Artists fighting over song ownership is not a new thing.
Most recently, we saw Happy d’Effoulan accused of plagiarising Chimene Ngoly’s ‘Mama’.
Even the likes of Kanye have faced such accusations before.
Also, we cannot forget how Shakira ‘zangalewad’ Cameroon. lol.
Lyrics and sound plagiarism or biting other artists’ flow like most rappers would call it, has fetched many millions and had seen others shoot to the stars.
Art is always hinged on the works of another, one way or the other. Hardly any piece made can be 100% void of any other work ever made.
It is also for this reason that it has become more common than ever to find plagiarized work, or maybe it is just easier to detect these days thanks to technology.
Ideally, the owner of the plagiarised song has the burden to prove that the other person listened to it and used it without their permission to make theirs.
But how solid and up-to-date are Cameroon’s copyright laws when it comes to music?

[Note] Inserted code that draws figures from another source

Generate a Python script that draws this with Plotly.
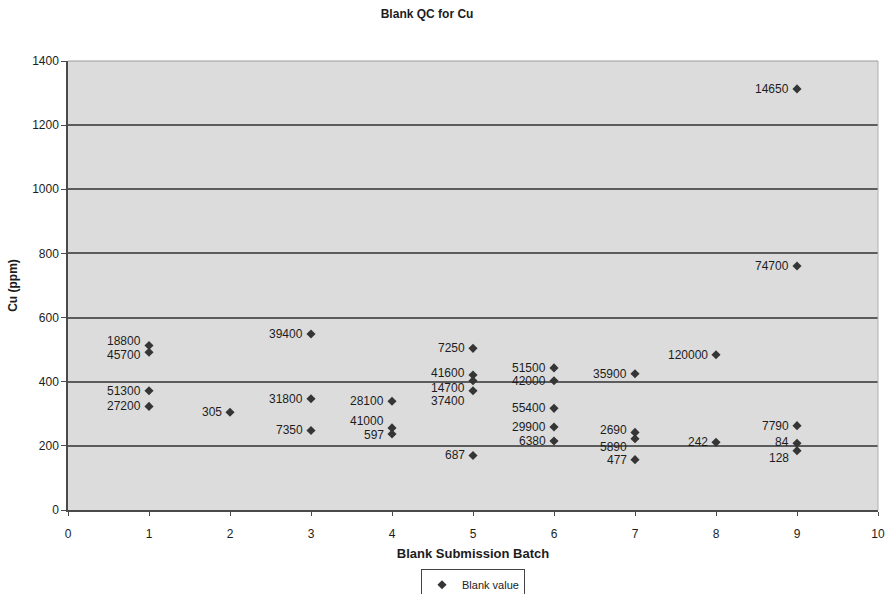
import plotly.graph_objects as go

# Blank QC results for Cu, grouped by submission batch
batch = [1, 1, 1, 1,
         2,
         3, 3, 3,
         4, 4, 4,
         5, 5, 5, 5, 5,
         6, 6, 6, 6, 6,
         7, 7, 7, 7,
         8, 8,
         9, 9, 9, 9, 9]
cu_ppm = [513, 492, 372, 323,
          305,
          549, 347, 248,
          339, 256, 237,
          504, 421, 403, 372, 170,
          443, 403, 317, 259, 215,
          425, 242, 222, 157,
          484, 211,
          1313, 761, 263, 208, 185]
sample_id = ["18800", "45700", "51300", "27200",
             "305",
             "39400", "31800", "7350",
             "28100", "41000", "597",
             "7250", "41600", "14700", "37400", "687",
             "51500", "42000", "55400", "29900", "6380",
             "35900", "2690", "5890", "477",
             "120000", "242",
             "14650", "74700", "7790", "84", "128"]

x_ticks = list(range(0, 11))
y_ticks = list(range(0, 1401, 200))

# nudges (px) for labels that would otherwise sit on top of each other
label_nudge = {"18800": 4, "45700": -3, "41600": 2, "14700": -7, "37400": -10,
               "41000": 7, "597": -1, "2690": 2, "5890": -8, "84": 1, "128": -7}

FONT = "Liberation Sans, Arial, sans-serif"
INK = "#1c1c1c"

fig = go.Figure()
fig.add_trace(go.Scatter(
    x=batch, y=cu_ppm, mode="markers", name="Blank value",
    marker=dict(symbol="diamond", size=7, color="#353535"),
))

for xb, yv, lab in zip(batch, cu_ppm, sample_id):
    fig.add_annotation(
        x=xb, y=yv, text=lab, showarrow=False,
        xanchor="right", yanchor="middle", xshift=-6,
        yshift=label_nudge.get(lab, 0),
        font=dict(family=FONT, size=12, color=INK),
    )

fig.update_layout(
    width=886, height=594,
    margin=dict(l=68, r=8, t=61, b=84, autoexpand=False),
    paper_bgcolor="white",
    plot_bgcolor="#dcdcdc",
    font=dict(family=FONT, size=12, color=INK),
    title=dict(text="<b>Blank QC for Cu</b>", x=0.482, xanchor="center",
               y=1 - 14 / 594, yanchor="middle",
               font=dict(family=FONT, size=12, color=INK)),
    showlegend=True,
    legend=dict(orientation="h", x=0.5, xanchor="center", y=-0.132, yanchor="top",
                bordercolor="#444", borderwidth=1, bgcolor="white",
                font=dict(family=FONT, size=11, color=INK),
                itemwidth=30, tracegroupgap=0),
    xaxis=dict(range=[0, 10], tickvals=x_ticks, ticktext=[str(t) for t in x_ticks],
               showgrid=False, zeroline=False,
               showline=True, linecolor="#4a4a4a", linewidth=1.5,
               ticks="outside", ticklen=4, tickcolor="#4a4a4a",
               ticklabelstandoff=8,
               tickfont=dict(family=FONT, size=12, color=INK),
               title=dict(text="<b>Blank Submission Batch</b>", standoff=9,
                          font=dict(family=FONT, size=13, color=INK))),
    yaxis=dict(range=[0, 1400], tickvals=y_ticks, ticktext=[str(t) for t in y_ticks],
               showgrid=True, gridcolor="#5c5c5c", gridwidth=1.5, zeroline=False,
               showline=True, linecolor="#4a4a4a", linewidth=1.5,
               ticks="outside", ticklen=5, tickcolor="#4a4a4a",
               tickfont=dict(family=FONT, size=12, color=INK),
               title=dict(text="<b>Cu (ppm)</b>", standoff=12,
                          font=dict(family=FONT, size=12, color=INK))),
)

# light frame on the top and right of the plot area
fig.add_shape(type="line", xref="paper", yref="paper", x0=0, x1=1, y0=1, y1=1,
              line=dict(color="#9a9a9a", width=1))
fig.add_shape(type="line", xref="paper", yref="paper", x0=1, x1=1, y0=0, y1=1,
              line=dict(color="#b0b0b0", width=1))

fig.write_html("out.html")
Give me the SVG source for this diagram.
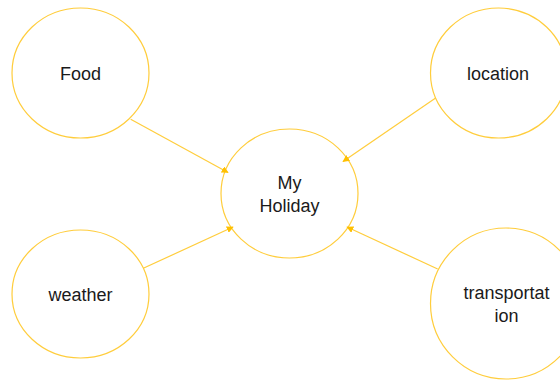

What provisions does it make for these and how effective is the follow-up?
In most instances, we tend to rely more on what Africans have for ages come to be known by – morality.
If asked, many would base their conclusion on the major components of the new song. Like what percentage of it was ‘stolen’ and how much it sounds like the original version.
To them, it therefore becomes more worrisome when what is being sampled becomes itself, a main component in the new composition.
It always boils down to one thing, and that is permission.
Asking will save you a lot of trouble and getting a signed waiver will make it even more better.